SortStyle: Select None, Compound, or Interleaved.
SortKey: Select columns for the Sort Key and adjust the order of columns.
Enable Vacuum and Analyze Operations: (Bulk connections only) Enabled by default. When enabled, VACUUM and ANALYZE maintenance commands are executed after a bulk load APPEND to the Redshift database.
Size of Bulk Load Chunks (1 MB to 102400 MB): To increase upload performance, large files are split into smaller files with a specified integer size, in megabytes. The default value is 128.
Enable backslash (\) as escape character: (Bulk connections only) Enabled by default. When enabled, a character that immediately follows a backslash character is loaded as column data, even if that character normally is used for a special purpose (for example, delimiter character, quotation mark, embedded newline character, or escape character).

Important

An identifiers are folded to lowercase in the database. In query results, tables and column names are returned as lowercase by default.
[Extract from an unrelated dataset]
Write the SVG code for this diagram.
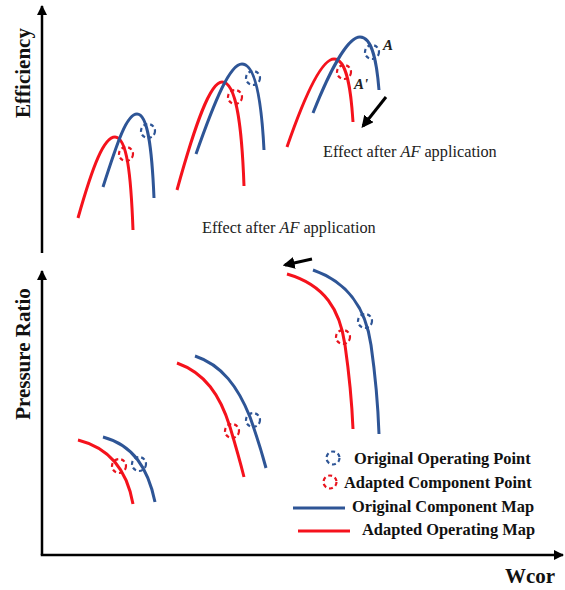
<svg xmlns="http://www.w3.org/2000/svg" width="565" height="590" viewBox="0 0 565 590">
<style>
.ax{stroke:#000;stroke-width:2.5;fill:none}
.b{stroke:#2E5596;stroke-width:3;fill:none;stroke-linecap:butt}
.r{stroke:#F5121C;stroke-width:3;fill:none;stroke-linecap:butt}
.bc{stroke:#2E5596;stroke-width:2.2;fill:none;stroke-dasharray:4 3}
.rc{stroke:#E8141E;stroke-width:2.2;fill:none;stroke-dasharray:4 3}
.arr{stroke:#000;stroke-width:3;fill:none}
.lab{font-family:"Liberation Serif",serif;font-weight:bold;font-size:21px;fill:#111}
.eff{font-family:"Liberation Serif",serif;font-size:16.3px;fill:#222}
.leg{font-family:"Liberation Serif",serif;font-weight:bold;font-size:16.4px;fill:#111}
.pt{font-family:"Liberation Serif",serif;font-weight:bold;font-style:italic;font-size:15px;fill:#222}
</style>
<defs>
<marker id="ah" viewBox="0 0 10 10" refX="9" refY="5" markerWidth="10" markerHeight="10" markerUnits="userSpaceOnUse" orient="auto">
<path d="M0,0 L10,5 L0,10 z" fill="#000"/>
</marker>
<marker id="ah2" viewBox="0 0 10 10" refX="8" refY="5" markerWidth="4" markerHeight="4" orient="auto">
<path d="M0,0 L10,5 L0,10 z" fill="#000"/>
</marker>
</defs>
<g id="axes">
<line class="ax" x1="42" y1="253" x2="42" y2="6" marker-end="url(#ah)"/>
<line class="ax" x1="42" y1="555" x2="42" y2="271" marker-end="url(#ah)"/>
<line class="ax" x1="40.75" y1="555" x2="563" y2="555" marker-end="url(#ah)"/>
<text class="lab" transform="translate(30,73) rotate(-90)" text-anchor="middle">Efficiency</text>
<text class="lab" transform="translate(30,354) rotate(-90)" text-anchor="middle">Pressure Ratio</text>
<text class="lab" x="505" y="583">Wcor</text>
</g>
<g id="efficiency-curves">
<path class="r" d="M78,218 C93,165 104,137 115,137 C127,137 131,175 133,230"/>
<path class="b" d="M103,187 C118,140 127,114 137,114 C148,114 152,150 154,198"/>
<path class="r" d="M177,190 C195,125 210,82 222,82 C237,82 242,130 244,186"/>
<path class="b" d="M196,154 C215,100 230,64 242,64 C257,64 262,110 264,150"/>
<path class="r" d="M287,147 C305,95 322,59 334,59 C347,59 351,90 353,122"/>
<path class="b" d="M313,113 C330,70 348,37 360,37 C373,37 377,65 379,90"/>
</g>
<g id="efficiency-points">
<circle class="bc" cx="148" cy="131" r="7"/>
<circle class="rc" cx="126" cy="154" r="7"/>
<circle class="bc" cx="253" cy="78" r="7"/>
<circle class="rc" cx="235" cy="97" r="7"/>
<circle class="bc" cx="372" cy="52" r="7"/>
<circle class="rc" cx="344" cy="72" r="7"/>
<text class="pt" x="383" y="50">A</text>
<text class="pt" x="354" y="89">A'</text>
</g>
<g id="pressure-curves">
<path class="r" d="M287,274 C325,285 340,310 345,345 C350,380 352,405 353,429"/>
<path class="b" d="M313,270 C350,283 366,310 371,345 C376,380 378,405 379,434"/>
<path class="r" d="M177,363 C205,373 220,395 230,427 C236,447 241,465 244,477"/>
<path class="b" d="M195,356 C222,365 238,387 250,417 C256,434 262,453 266,468"/>
<path class="r" d="M78,440 C110,448 127,470 133,504"/>
<path class="b" d="M103,437 C133,445 148,468 155,502"/>
</g>
<g id="pressure-points">
<circle class="bc" cx="365" cy="321" r="7"/>
<circle class="rc" cx="343" cy="337" r="7"/>
<circle class="bc" cx="253" cy="420" r="7"/>
<circle class="rc" cx="232" cy="431" r="7"/>
<circle class="bc" cx="139" cy="464" r="7"/>
<circle class="rc" cx="119" cy="466" r="7"/>
</g>
<g id="connectors">
<line class="arr" x1="386" y1="97" x2="363" y2="126" marker-end="url(#ah2)"/>
<line class="arr" x1="312" y1="259" x2="285" y2="265" marker-end="url(#ah2)"/>
</g>
<g id="annotations">
<text class="eff" x="323" y="157">Effect after <tspan font-style="italic">AF</tspan> application</text>
<text class="eff" x="202" y="233">Effect after <tspan font-style="italic">AF</tspan> application</text>
</g>
<g id="legend">
<circle class="bc" cx="333" cy="458" r="6.5"/>
<text class="leg" x="354" y="464">Original Operating Point</text>
<circle class="rc" cx="330" cy="482" r="6.5"/>
<text class="leg" x="344" y="488">Adapted Component Point</text>
<line class="b" x1="293" y1="508" x2="345" y2="508"/>
<text class="leg" x="352" y="512">Original Component Map</text>
<line class="r" x1="298" y1="531" x2="350" y2="531"/>
<text class="leg" x="362" y="535">Adapted Operating Map</text>
</g>
</svg>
For more information, see Amazon Names and Identifiers documentation.

Known Issues

When inserting a record into an Amazon Redshift table with a column containing an attribute IDENTITY(seed, step), the value of the first column to be inserted is null instead of the value being passed into the Output Data tool.
Redshift Server does not support executing multiple queries in a single prepared statement.